• **WHAT IS NEEDED**
Extract everything from the first line through the line with "plt.rcParams['mathtext.fontset'] = 'cm'", both ends included, except for any pictures.

• **DATA SUPPLIED**
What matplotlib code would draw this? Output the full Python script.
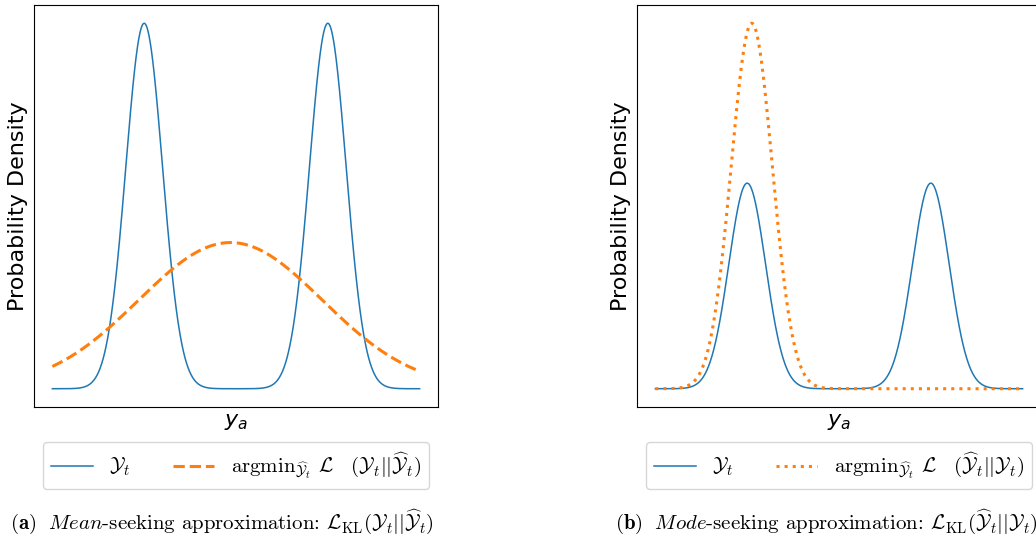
import numpy as np
import matplotlib
matplotlib.use("Agg")
import matplotlib.pyplot as plt

plt.rcParams['mathtext.fontset'] = 'cm'

# ---- data (parameters) ----
x_range = [-4.0, 4.0]
n_points = 1000
target_means = [-2.0, 2.0]
target_sigmas = [0.4, 0.4]
target_weights = [0.5, 0.5]
mean_seeking_mu = -0.12
mean_seeking_sigma = 2.0
mode_seeking_mu = -1.9
mode_seeking_sigma = 0.45

label_target = r"$\mathcal{Y}_t$"
label_mean = r"$\mathrm{argmin}_{\widehat{\mathcal{Y}}_t}\ \mathcal{L}\quad(\mathcal{Y}_t||\widehat{\mathcal{Y}}_t)$"
label_mode = r"$\mathrm{argmin}_{\widehat{\mathcal{Y}}_t}\ \mathcal{L}\quad(\widehat{\mathcal{Y}}_t||\mathcal{Y}_t)$"
caption_a = r"$\mathbf{(a)}\ \ \mathit{Mean}\text{-seeking approximation: }\mathcal{L}_{\mathrm{KL}}(\mathcal{Y}_t||\widehat{\mathcal{Y}}_t)$"
caption_b = r"$\mathbf{(b)}\ \ \mathit{Mode}\text{-seeking approximation: }\mathcal{L}_{\mathrm{KL}}(\widehat{\mathcal{Y}}_t||\mathcal{Y}_t)$"


def gauss(x, mu, s):
    return np.exp(-0.5 * ((x - mu) / s) ** 2) / (s * np.sqrt(2 * np.pi))


x = np.linspace(x_range[0], x_range[1], n_points)
target = sum(w * gauss(x, m, s) for w, m, s in zip(target_weights, target_means, target_sigmas))
mean_fit = gauss(x, mean_seeking_mu, mean_seeking_sigma)
mode_fit = gauss(x, mode_seeking_mu, mode_seeking_sigma)

W, H = 1036, 537
fig = plt.figure(figsize=(W / 100, H / 100), dpi=100)

ax_w = 404 / W
ax_h = 402 / H
ax_b = 1 - 407 / H
ax1 = fig.add_axes([34 / W, ax_b, ax_w, ax_h])
ax2 = fig.add_axes([637 / W, ax_b, ax_w, ax_h])

blue = '#1f77b4'
orange = '#ff7f0e'

ax1.plot(x, target, color=blue, lw=1.1, label=label_target)
ax1.plot(x, mean_fit, color=orange, lw=2.2, ls='--', label=label_mean)
ax2.plot(x, target, color=blue, lw=1.1, label=label_target)
ax2.plot(x, mode_fit, color=orange, lw=2.2, ls=':', label=label_mode)

for ax in (ax1, ax2):
    ax.set_xticks([])
    ax.set_yticks([])
    ax.set_ylabel("Probability Density", fontsize=16)
    ax.yaxis.set_label_coords(-0.014, 0.5)
    ax.set_xlabel(r"$y_a$", fontsize=16, math_fontfamily='dejavusans')
    ax.xaxis.set_label_coords(0.5, -0.012)
    ax.legend(loc='upper center', bbox_to_anchor=(0.5, -0.087), ncol=2,
              fontsize=15, borderaxespad=0)

fig.text(222 / W, 1 - 522 / H, caption_a, ha='center', va='center', fontsize=15)
fig.text(826 / W, 1 - 522 / H, caption_b, ha='center', va='center', fontsize=15)

fig.savefig("out.png", dpi=100)
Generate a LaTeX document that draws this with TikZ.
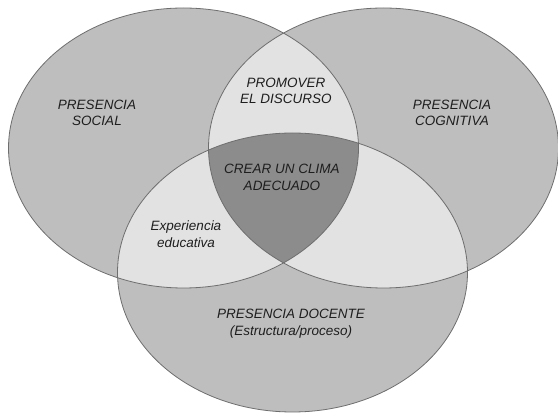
\documentclass[tikz,border=0pt]{standalone}
\usepackage{fontspec}
\setmainfont{Liberation Sans}
\setsansfont{Liberation Sans}
\definecolor{vnone}{HTML}{BEBEBE}
\definecolor{vtwo}{HTML}{E2E2E2}
\definecolor{vthree}{HTML}{8C8C8C}
\definecolor{vedge}{HTML}{6E6E6E}
\definecolor{vink}{HTML}{1E1E1E}
\tikzset{
  lbl/.style={align=center, text=vink, font=\sffamily\itshape\fontsize{13.5}{16.5}\selectfont, inner sep=0pt},
  rim/.style={draw=vedge, line width=0.8pt}
}
\begin{document}
\begin{tikzpicture}[x=1pt,y=-1pt]
\useasboundingbox (0,0) rectangle (558,414);
\def\EL{(183.5,148) ellipse [x radius=175pt, y radius=140pt]}
\def\ER{(383.5,148) ellipse [x radius=175pt, y radius=140pt]}
\def\EB{(292.5,272.5) ellipse [x radius=175pt, y radius=139.5pt]}
% single regions
\fill[vnone] \EL;
\fill[vnone] \ER;
\fill[vnone] \EB;
% pairwise overlaps
\begin{scope}
  \clip \EL;
  \fill[vtwo] \ER;
  \fill[vtwo] \EB;
\end{scope}
\begin{scope}
  \clip \ER;
  \fill[vtwo] \EB;
\end{scope}
% triple overlap
\begin{scope}
  \clip \EL;
  \clip \ER;
  \fill[vthree] \EB;
\end{scope}
% outlines
\draw[rim] \EL;
\draw[rim] \ER;
\draw[rim] \EB;
% labels
\node[lbl] (social) at (97,113) {PRESENCIA\\SOCIAL};
\node[lbl] (promover) at (286,91) {PROMOVER\\EL DISCURSO};
\node[lbl] (cognitiva) at (452,113) {PRESENCIA\\COGNITIVA};
\node[lbl] (clima) at (282,177.5) {CREAR UN CLIMA\\ADECUADO};
\node[lbl] (experiencia) at (186,234) {Experiencia\\educativa};
\node[lbl] (docente) at (291,323.5) {PRESENCIA DOCENTE\\(Estructura/proceso)};
\end{tikzpicture}
\end{document}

• **RESULT FOR THIS TASK**
What matplotlib code would draw this? Output the full Python script.
import numpy as np
import matplotlib
matplotlib.use("Agg")
import matplotlib.pyplot as plt

plt.rcParams['mathtext.fontset'] = 'cm'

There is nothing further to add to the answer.